Thursday, June 19, 2008

Medieval maw Day 04

One piece down, two to go. Started with the easiest, though not the shortest, so as to familiarize ourselves with this particular combination in this particular facility. You can have really good musicians, a really good studio (gear and rooms), and a really good engineer, and unless and until they're worked together, they still can't know the best way to proceed. Several years ago, when my buddy Steve took delivery of a new wooden flute, he went out to the cotton-fields-in-the-middle-of-nowhere studio where we record and laid out the bucks for a few hours' recording time, just purely in order to be able to try out sounds and approaches before the major multi-day projects came down the pike. These few hours of "no goals" experimentation paid off big-time when he and the engineer went to lay down tracks for our most recent project.

This is not so readily available when the members of our medieval band live at some remove from one another. Dharmonia and I are in Lubbock, but bowed-string player Jann is in Waco and tenor David is in Lansing MI. So we don't have the luxury of meeting once or twice a week to rehearse at somebody's house (back in the Day--the early 1990s--that is precisely how we got our ensemble concept together: through playing together on a daily basis); instead, we meet up once or twice a year to research, rehearse, and record material. We don't the luxury of being off-handed anymore: on those once-yearly windows of two or three or four days, we have to flipping focus.

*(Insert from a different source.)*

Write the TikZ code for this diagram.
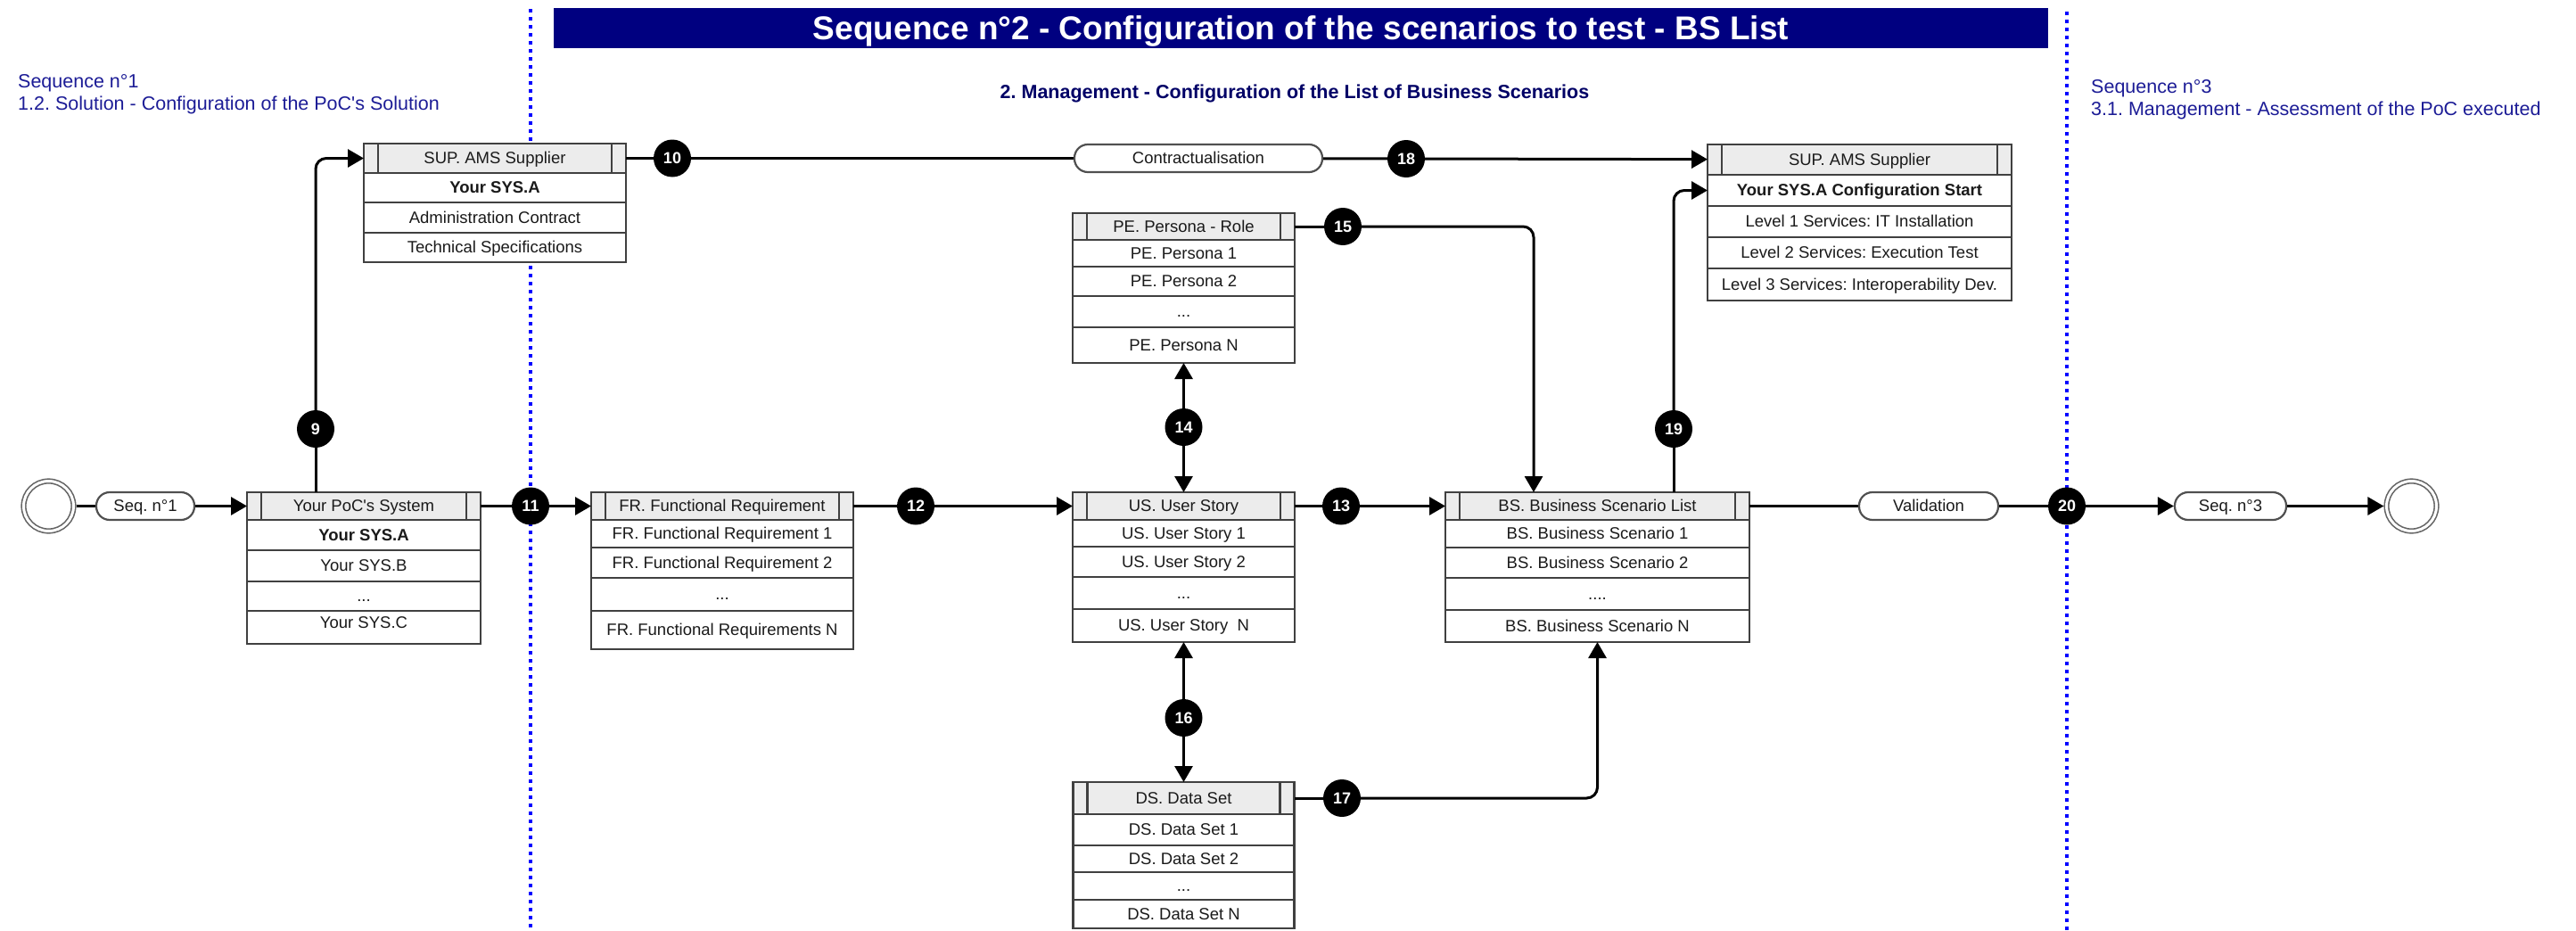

I used to hate it when professors would say (or just imply) to us poor starving graduate students that someday we would look back and those brutal days wouldn't seem so bad. Well, there were that bad and that hard and that broke. I'm not sorry to have health insurance, home equity, and some job security (not to mention old friends scattered around the world).

But, looking back to those days when we were broke and hungry, but also creative, and ambitious, and had time for each other--I miss the immediacy of the bond.